▸ **EXERCISE REQUIREMENTS**: Output each line exactly as it appears, skipping any embedded picture.

##### INFORMATION PROVIDED #####

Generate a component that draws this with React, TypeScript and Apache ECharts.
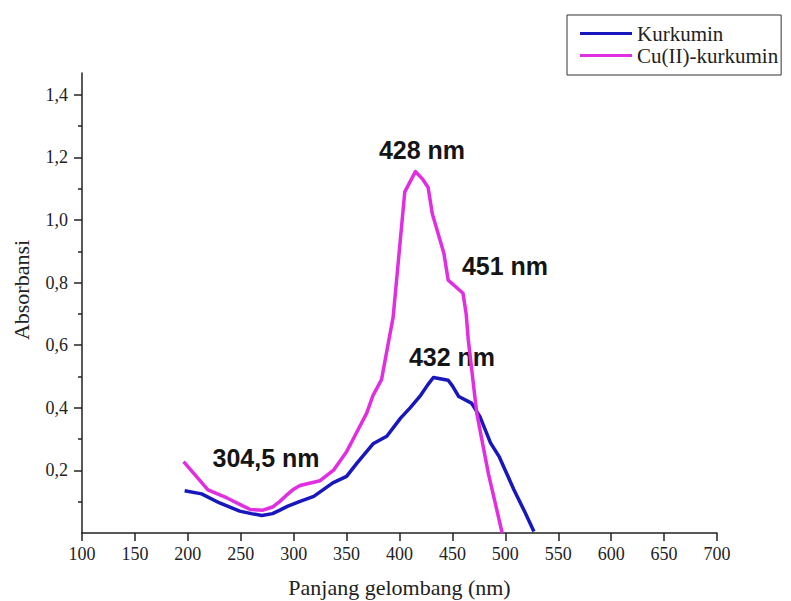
import React, { useEffect, useRef } from "react";
import * as echarts from "echarts";

const seriesNames = ["Kurkumin", "Cu(II)-kurkumin"];

const kurkuminNm = [197, 213, 230, 249, 260, 270, 280, 287, 294, 306, 319, 337, 350, 360, 375, 388, 401, 410, 420, 427, 432, 446, 450, 456, 468, 476, 486, 494, 500, 508, 518, 527];
const kurkuminAbs = [0.135, 0.125, 0.096, 0.07, 0.062, 0.056, 0.062, 0.073, 0.085, 0.101, 0.117, 0.16, 0.181, 0.224, 0.285, 0.309, 0.367, 0.4, 0.44, 0.475, 0.497, 0.488, 0.47, 0.436, 0.415, 0.372, 0.288, 0.245, 0.2, 0.139, 0.07, 0.005];

const cuNm = [196, 207, 219, 237, 250, 259, 271, 280, 287, 293, 300, 306, 325, 338, 350, 357, 369, 375, 383, 394, 405, 415, 422, 427, 431, 442, 446, 452, 460, 463, 465, 473, 484, 497];
const cuAbs = [0.228, 0.185, 0.138, 0.112, 0.09, 0.075, 0.073, 0.083, 0.101, 0.12, 0.14, 0.152, 0.167, 0.202, 0.26, 0.305, 0.383, 0.44, 0.49, 0.69, 1.09, 1.155, 1.13, 1.105, 1.02, 0.893, 0.808, 0.79, 0.766, 0.7, 0.617, 0.383, 0.19, 0.0];

const yMajorTicks = [0.2, 0.4, 0.6, 0.8, 1.0, 1.2, 1.4];
const yMinorTicks = [0.1, 0.3, 0.5, 0.7, 0.9, 1.1, 1.3];

const annotations = ["428 nm", "451 nm", "432 nm", "304,5 nm"];

const SERIF = "'Liberation Serif', 'Times New Roman', serif";
const SANS = "'Liberation Sans', Arial, sans-serif";

export default function App() {
  const ref = useRef<HTMLDivElement>(null);
  useEffect(() => {
    if (!ref.current) return;
    const chart = echarts.init(ref.current, null, { renderer: "svg" });
    const zip = (xs: number[], ys: number[]) => xs.map((x, i) => [x, ys[i]]);
    const axisColor = "#222";
    const annPos = [
      [422, 150],
      [505, 266],
      [452, 357],
      [266, 458],
    ];
    chart.setOption({
      animation: false,
      backgroundColor: "#fff",
      grid: { left: 82, right: 74, top: 73, bottom: 68, containLabel: false, outerBoundsMode: "none" },
      legend: {
        orient: "vertical",
        left: 567,
        top: 15,
        data: seriesNames,
        icon: "rect",
        itemWidth: 52,
        itemHeight: 3,
        itemGap: 1,
        itemStyle: { borderWidth: 0 },
        borderColor: "#333",
        borderWidth: 1,
        padding: [8, 3, 9, 13],
        textStyle: { fontFamily: SERIF, fontSize: 21, lineHeight: 20, color: "#222" },
      },
      xAxis: {
        type: "value",
        min: 100,
        max: 700,
        interval: 50,
        name: "Panjang gelombang (nm)",
        nameLocation: "middle",
        nameGap: 43,
        nameTextStyle: { fontFamily: SERIF, fontSize: 22, lineHeight: 22, color: "#222" },
        axisLine: { show: true, onZero: false, lineStyle: { color: axisColor, width: 1.5 } },
        axisTick: { show: true, length: 8, lineStyle: { color: axisColor, width: 1.5 } },
        axisLabel: { fontFamily: SERIF, fontSize: 18, color: "#222", margin: 12 },
        splitLine: { show: false },
      },
      yAxis: [
        {
          type: "value",
          min: 0,
          max: 1.47,
          axisLine: { show: true, onZero: false, lineStyle: { color: axisColor, width: 1.5 } },
          axisTick: { show: true, length: 8, customValues: yMajorTicks, lineStyle: { color: axisColor, width: 1.5 } },
          axisLabel: {
            fontFamily: SERIF,
            fontSize: 18,
            color: "#222",
            margin: 14,
            customValues: yMajorTicks,
            formatter: (v: number) => v.toFixed(1).replace(".", ","),
          },
          splitLine: { show: false },
        },
        {
          type: "value",
          min: 0,
          max: 1.47,
          position: "left",
          axisLine: { show: false },
          axisTick: { show: true, length: 4, customValues: yMinorTicks, lineStyle: { color: axisColor, width: 1.5 } },
          axisLabel: { show: false },
          splitLine: { show: false },
        },
      ],
      graphic: [
        {
          type: "text",
          x: 21,
          y: 290,
          rotation: Math.PI / 2,
          style: {
            text: "Absorbansi",
            fontFamily: SERIF,
            fontSize: 22,
            fill: "#222",
            align: "center",
            verticalAlign: "middle",
          },
        },
        ...annotations.map((t, i) => ({
          type: "text",
          x: annPos[i][0],
          y: annPos[i][1],
          style: {
            text: t,
            fontFamily: SANS,
            fontWeight: "bold",
            fontSize: 25,
            fill: "#151515",
            align: "center",
            verticalAlign: "middle",
          },
        })),
      ],
      series: [
        {
          name: seriesNames[0],
          type: "line",
          data: zip(kurkuminNm, kurkuminAbs),
          showSymbol: false,
          symbol: "none",
          color: "#1717bd",
          lineStyle: { width: 3.5, color: "#1717bd", join: "round" },
        },
        {
          name: seriesNames[1],
          type: "line",
          data: zip(cuNm, cuAbs),
          showSymbol: false,
          symbol: "none",
          color: "#e02ee0",
          lineStyle: { width: 3.5, color: "#e02ee0", join: "round" },
        },
      ],
    });
    return () => chart.dispose();
  }, []);
  return (
    <div
      ref={ref}
      style={{ position: "absolute", left: 0, top: 0, width: 791, height: 601, background: "#fff" }}
    />
  );
}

#####

▸ **RESPONSE BELOW**:
Generate a component that draws this with React, TypeScript and Apache ECharts.
import React, { useEffect, useRef } from "react";
import * as echarts from "echarts";

const seriesNames = ["Kurkumin", "Cu(II)-kurkumin"];

const kurkuminNm = [197, 213, 230, 249, 260, 270, 280, 287, 294, 306, 319, 337, 350, 360, 375, 388, 401, 410, 420, 427, 432, 446, 450, 456, 468, 476, 486, 494, 500, 508, 518, 527];
const kurkuminAbs = [0.135, 0.125, 0.096, 0.07, 0.062, 0.056, 0.062, 0.073, 0.085, 0.101, 0.117, 0.16, 0.181, 0.224, 0.285, 0.309, 0.367, 0.4, 0.44, 0.475, 0.497, 0.488, 0.47, 0.436, 0.415, 0.372, 0.288, 0.245, 0.2, 0.139, 0.07, 0.005];

const cuNm = [196, 207, 219, 237, 250, 259, 271, 280, 287, 293, 300, 306, 325, 338, 350, 357, 369, 375, 383, 394, 405, 415, 422, 427, 431, 442, 446, 452, 460, 463, 465, 473, 484, 497];
const cuAbs = [0.228, 0.185, 0.138, 0.112, 0.09, 0.075, 0.073, 0.083, 0.101, 0.12, 0.14, 0.152, 0.167, 0.202, 0.26, 0.305, 0.383, 0.44, 0.49, 0.69, 1.09, 1.155, 1.13, 1.105, 1.02, 0.893, 0.808, 0.79, 0.766, 0.7, 0.617, 0.383, 0.19, 0.0];

const yMajorTicks = [0.2, 0.4, 0.6, 0.8, 1.0, 1.2, 1.4];
const yMinorTicks = [0.1, 0.3, 0.5, 0.7, 0.9, 1.1, 1.3];

const annotations = ["428 nm", "451 nm", "432 nm", "304,5 nm"];

const SERIF = "'Liberation Serif', 'Times New Roman', serif";
const SANS = "'Liberation Sans', Arial, sans-serif";

export default function App() {
  const ref = useRef<HTMLDivElement>(null);
  useEffect(() => {
    if (!ref.current) return;
    const chart = echarts.init(ref.current, null, { renderer: "svg" });
    const zip = (xs: number[], ys: number[]) => xs.map((x, i) => [x, ys[i]]);
    const axisColor = "#222";
    const annPos = [
      [422, 150],
      [505, 266],
      [452, 357],
      [266, 458],
    ];
    chart.setOption({
      animation: false,
      backgroundColor: "#fff",
      grid: { left: 82, right: 74, top: 73, bottom: 68, containLabel: false, outerBoundsMode: "none" },
      legend: {
        orient: "vertical",
        left: 567,
        top: 15,
        data: seriesNames,
        icon: "rect",
        itemWidth: 52,
        itemHeight: 3,
        itemGap: 1,
        itemStyle: { borderWidth: 0 },
        borderColor: "#333",
        borderWidth: 1,
        padding: [8, 3, 9, 13],
        textStyle: { fontFamily: SERIF, fontSize: 21, lineHeight: 20, color: "#222" },
      },
      xAxis: {
        type: "value",
        min: 100,
        max: 700,
        interval: 50,
        name: "Panjang gelombang (nm)",
        nameLocation: "middle",
        nameGap: 43,
        nameTextStyle: { fontFamily: SERIF, fontSize: 22, lineHeight: 22, color: "#222" },
        axisLine: { show: true, onZero: false, lineStyle: { color: axisColor, width: 1.5 } },
        axisTick: { show: true, length: 8, lineStyle: { color: axisColor, width: 1.5 } },
        axisLabel: { fontFamily: SERIF, fontSize: 18, color: "#222", margin: 12 },
        splitLine: { show: false },
      },
      yAxis: [
        {
          type: "value",
          min: 0,
          max: 1.47,
          axisLine: { show: true, onZero: false, lineStyle: { color: axisColor, width: 1.5 } },
          axisTick: { show: true, length: 8, customValues: yMajorTicks, lineStyle: { color: axisColor, width: 1.5 } },
          axisLabel: {
            fontFamily: SERIF,
            fontSize: 18,
            color: "#222",
            margin: 14,
            customValues: yMajorTicks,
            formatter: (v: number) => v.toFixed(1).replace(".", ","),
          },
          splitLine: { show: false },
        },
        {
          type: "value",
          min: 0,
          max: 1.47,
          position: "left",
          axisLine: { show: false },
          axisTick: { show: true, length: 4, customValues: yMinorTicks, lineStyle: { color: axisColor, width: 1.5 } },
          axisLabel: { show: false },
          splitLine: { show: false },
        },
      ],
      graphic: [
        {
          type: "text",
          x: 21,
          y: 290,
          rotation: Math.PI / 2,
          style: {
            text: "Absorbansi",
            fontFamily: SERIF,
            fontSize: 22,
            fill: "#222",
            align: "center",
            verticalAlign: "middle",
          },
        },
        ...annotations.map((t, i) => ({
          type: "text",
          x: annPos[i][0],
          y: annPos[i][1],
          style: {
            text: t,
            fontFamily: SANS,
            fontWeight: "bold",
            fontSize: 25,
            fill: "#151515",
            align: "center",
            verticalAlign: "middle",
          },
        })),
      ],
      series: [
        {
          name: seriesNames[0],
          type: "line",
          data: zip(kurkuminNm, kurkuminAbs),
          showSymbol: false,
          symbol: "none",
          color: "#1717bd",
          lineStyle: { width: 3.5, color: "#1717bd", join: "round" },
        },
        {
          name: seriesNames[1],
          type: "line",
          data: zip(cuNm, cuAbs),
          showSymbol: false,
          symbol: "none",
          color: "#e02ee0",
          lineStyle: { width: 3.5, color: "#e02ee0", join: "round" },
        },
      ],
    });
    return () => chart.dispose();
  }, []);
  return (
    <div
      ref={ref}
      style={{ position: "absolute", left: 0, top: 0, width: 791, height: 601, background: "#fff" }}
    />
  );
}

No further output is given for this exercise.